In this study, we tackle the challenging task of predicting secondary structures from protein primary sequences, a pivotal initial stride towards predicting tertiary structures, while yielding crucial insights into protein activity, relationships, and functions. Existing methods often utilize extensive sets of unlabeled amino acid sequences. However, these approaches neither explicitly capture nor harness the accessible protein 3D structural data, which is recognized as a decisive factor in dictating protein functions. To address this, we utilize protein residue graphs and introduce various forms of sequential or structural connections to capture enhanced spatial information. We adeptly combine Graph Neural Networks (GNNs) and Language Models (LMs), specifically utilizing a pre-trained transformer-based protein language model to encode amino acid sequences and employing message-passing mechanisms like GCN and R-GCN to capture geometric characteristics of protein structures.

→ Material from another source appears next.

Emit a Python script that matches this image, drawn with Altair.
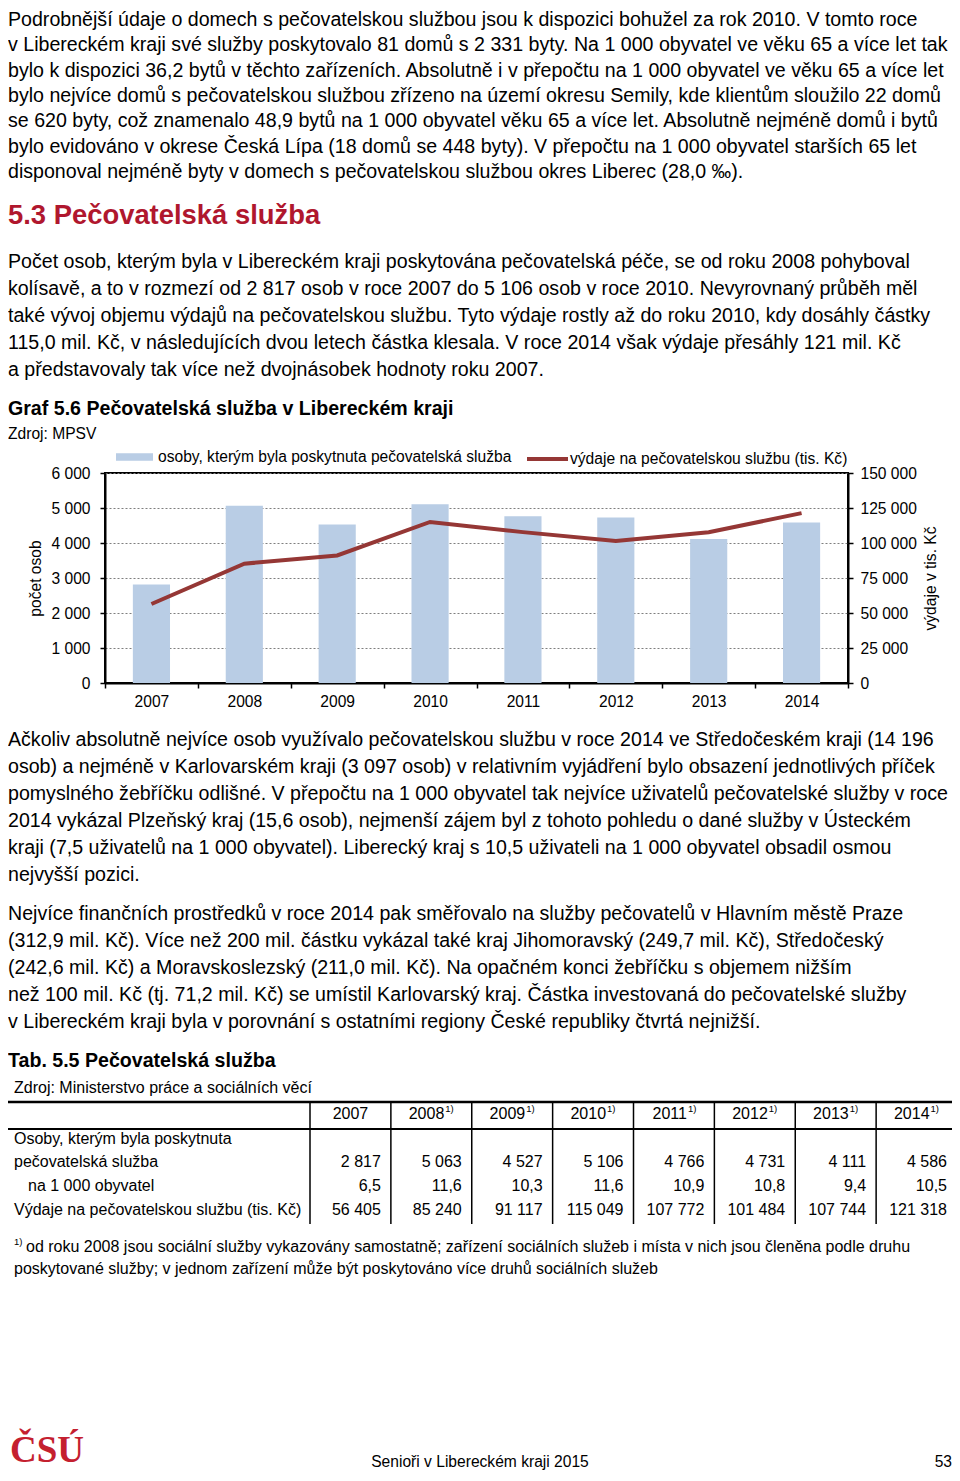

Employing convolution within a specific node's nearby region, including relations, we stack multiple convolutional layers to efficiently learn combined insights from the protein's spatial graph, revealing intricate interconnections and dependencies in its structural arrangement. To assess our model's performance, we employed the training dataset provided by NetSurfP-2.0, which outlines secondary structure in 3-and 8-states. Extensive experiments show that our proposed model, SSRGNet surpasses the baseline on f1-scores.

Paper Structure

This paper contains 32 sections, 11 equations, 5 figures, 5 tables.

Figures (5)

  • Figure 1: Graph Representation of Protein Sequence: The figure illustrates the hierarchical levels of protein structures, ranging from the primary amino acid sequence to secondary, tertiary, and quaternary structures. The primary sequence is then transformed into a protein graph, where amino acids are represented as nodes and edges capture different relationships: R1 (sequential relationship) with $E_{R1}$=1 shown in blue and with $E_{R1}$=-1 in yellow, R2 (spatial proximity) in red, and R3 (local environment) in green. This graph-based representation enables structured learning of protein properties using a Relational Graph Convolutional Network (RGCN).
  • Figure 2: SSRGNet Model Overview: The diagram illustrates the SSRGNet model, which combines a DistilProtBert model, and an R-GCN (Relational Graph Convolution Network) model. The amino acid sequence is converted into a graph representation featuring three types of edges, as shown at the bottom, and passed into the respective encoders. Features obtained for the amino acid and the protein graph are finally fused together to predict the three-state and eight-state secondary structure of the protein.
  • Figure 3: Comparative Architectural Schemes of Fusion Techniques. The diagram illustrates three distinct methodologies: (a) Series Fusion, where components process information sequentially (element-wise addition); (b) Parallel Fusion, where outputs are concatenated along the last dimension, and (c) Cross Fusion, characterized by intertwined (multi-head attention) processing layers.
  • Figure 4: Confusion matrices for SSRGNet on different datasets for eight-state prediction.
  • Figure 5: Results for the Ablation Study on different evaluation metrics. Comparison of Loss, Accuracy and F1-scores for different fusion methods on various datasets.